Thursday, July 18, 2013

Opposites Do Not Always Attract

Romantic lore (er, wisdom?) has it that opposites attract.

You know: the petite blond attracted to the strapping tall, dark, and handsome specimen of humanity, positive ions attracted to negative ions, and all that.

My intended research on the origin of the adage yielded not a linguistic history, but affirmations and denials, and an eponymous Paula Abdul song.

One website claimed that when it comes to values and qualities, people actually seek the similar.

Another claimed that in terms of the Myers-Briggs personality type indicator, people usually are attracted to their opposite with respect to the Introversion/Extroversion and Judging/Perceiving scales.

Silliness: life is an amalgamation of many truths, not singular ones.

Yet I can affirm that at least one pair of opposites do not attract: sun and shade.

My neighbor recently spoke to me about trimming the shade- and privacy-providing, albeit severely overgrown and misshapen hedge that divides our properties. I understood him to be asking for permission to pick up any debris that happened to land on my property.

On Sunday morning, after a delightful Saturday away, I awoke, turned on the computer, and glanced out the study window to look upon the garden. What greeted me was horror: the trimming of the hedge row more properly stated proved to be an extermination. The yews. His pogrom--one designed to trim the mass as it were--clearly, quickly morphed into a genocide. My East Side Shade Bed (ESSB) was now the East Side Full-Sun Bed, though I could think of a four-letter F word that would nicely take the place of "Full" and express my feelings.

Sure, he left several feet of bare trunks to protrude (oddly) from the ground, a memorial marking for what once stood on his property, and nothing else save for a rhododendron which he recognized, and the two final bushes that marked the end of the hedge: a yew and the enormous Viburnum.

Soon, I heard not the metal clacking sounds of a hand-held shears, but the gas-motorized roar of a mini-chainsaw.  Out the door I ran.

He greeted me with, "Oh my God, where were you yesterday?! I needed you...."

I started with recognition of his property rights.  "Hi X. Please don't misinterpret, for you have every right to do whatever you wish to your property. But I admit I am shocked and now extremely worried about my plants. I thought you were going to trim the yews, but you.... you,"  (I stammered, overcome with shock) " cut them to the ground."

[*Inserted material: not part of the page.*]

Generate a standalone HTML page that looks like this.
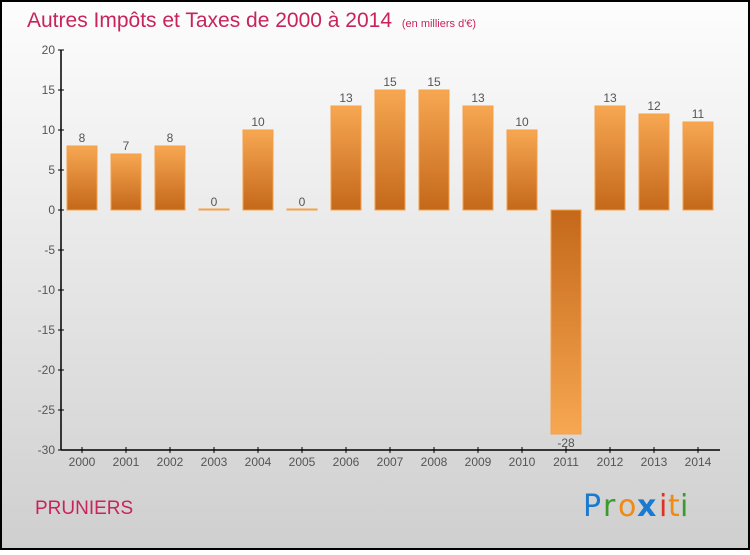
<!DOCTYPE html>
<html><head><meta charset="utf-8"><style>
body{margin:0;width:750px;height:550px;overflow:hidden;font-family:"Liberation Sans",sans-serif}
</style></head><body>
<svg id="chart" width="750" height="550" xmlns="http://www.w3.org/2000/svg">
<defs>
<linearGradient id="bg" x1="0" y1="0" x2="0" y2="1"><stop offset="0" stop-color="#fdfdfd"/><stop offset="1" stop-color="#cfcfcf"/></linearGradient>
<linearGradient id="pos" x1="0" y1="0" x2="0" y2="1"><stop offset="0" stop-color="#f7a752"/><stop offset="1" stop-color="#c4681a"/></linearGradient>
<linearGradient id="neg" x1="0" y1="0" x2="0" y2="1"><stop offset="0" stop-color="#c4681a"/><stop offset="1" stop-color="#f7a752"/></linearGradient>
</defs>
<rect x="1" y="1" width="748" height="548" fill="url(#bg)" stroke="#000" stroke-width="2"/>
<text x="27" y="27" font-size="21" fill="#c8245a">Autres Impôts et Taxes de 2000 à 2014 <tspan font-size="11" dx="4">(en milliers d'€)</tspan></text>
<text x="35" y="514" font-size="19" fill="#c8245a">PRUNIERS</text>
<g font-size="30" font-family="'DejaVu Sans',sans-serif">
<text x="583" y="516" fill="#1a7ad0">P</text><text x="603" y="516" fill="#3a9a30">r</text><text x="618" y="516" fill="#f08a10">o</text><text x="637" y="516" fill="#1a7ad0" font-weight="bold">x</text><text x="659" y="516" fill="#e03020">i</text><text x="668" y="516" fill="#f08a10">t</text><text x="680" y="516" fill="#3a9a30">i</text>
</g>
<g id="bars"></g><g id="axes"></g>
</svg>
<script>
const years=["2000","2001","2002","2003","2004","2005","2006","2007","2008","2009","2010","2011","2012","2013","2014"];
const values=[8,7,8,0,10,0,13,15,15,13,10,-28,13,12,11];
const yTicks=[20,15,10,5,0,-5,-10,-15,-20,-25,-30];
const NS="http://www.w3.org/2000/svg";
const y=v=>210-v*8;
const x=i=>82+i*44;
function mk(t,a,p){const e=document.createElementNS(NS,t);for(const k in a)e.setAttribute(k,a[k]);p.appendChild(e);return e;}
const bars=document.getElementById('bars'),axes=document.getElementById('axes');
values.forEach((v,i)=>{
  const top=Math.min(y(v),y(0)),h=Math.max(Math.abs(y(v)-y(0)),1);
  const r=mk('rect',{x:x(i)-15,y:v===0?y(0)-1:top,width:30,height:h,fill:v<0?'url(#neg)':'url(#pos)',stroke:'#f5a04a','stroke-width':1},bars);
  
  
  const t=mk('text',{x:x(i),y:v<0?y(v)+13:y(v)-4,'text-anchor':'middle','font-size':12,fill:'#555'},bars);
  t.textContent=v;
  
  
  const xl=mk('text',{x:x(i),y:466,'text-anchor':'middle','font-size':12,fill:'#555'},axes);
  xl.textContent=years[i];
  
  
  mk('line',{x1:x(i),x2:x(i),y1:447,y2:453,stroke:'#000'},axes);
});
yTicks.forEach(v=>{
  mk('line',{x1:58,x2:64,y1:y(v),y2:y(v),stroke:'#000'},axes);
  const t=mk('text',{x:55,y:y(v)+4,'text-anchor':'end','font-size':12,fill:'#555'},axes);
  t.textContent=v;
  
  
});
const ya=mk('line',{x1:61,x2:61,y1:y(20),y2:y(-30),stroke:'#000','stroke-width':1.5},axes);


const xa=mk('line',{x1:61,x2:720,y1:450,y2:450,stroke:'#000','stroke-width':1.5},axes);


</script>
</body></html>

"I know, I know: I didn't know what I was doing!  I am so sorry! That's why I needed you yesterday but you weren't around! I am so sorry!"  Not the reaction I expected, but good. My genocidaire was actually reasonable. To a degree.

"This isn't your problem," I continued, "but I have some very expensive unusual specimens in that bed that need full shade. I haven't time to relocate an entire bed of plants, so if I could plead with you, could you please not chop down the remaining yew and the Viburnum?"

"The what? What's a Vi-....whatever you just said."

So we talked. And, together, we trimmed and shaped the remaining yew, which shades the Buddha bed and my now-beloved, and expensive, Edgeworthia. And the Viburnum remains....vibrant.

Over the last few days, in the wee hours of the morning before the temperatures quickly reach the 90s and the humidity level makes gardening unbearable, I've been moving things around. Not quickly enough, however. Yesterday's high heat and full day of sun were not kind to the plants of the Formerly-Known-as-the-ESSB.

But that's what gardening is all about: successes and losses. And in the gardening world, those opposites certainly always do attract.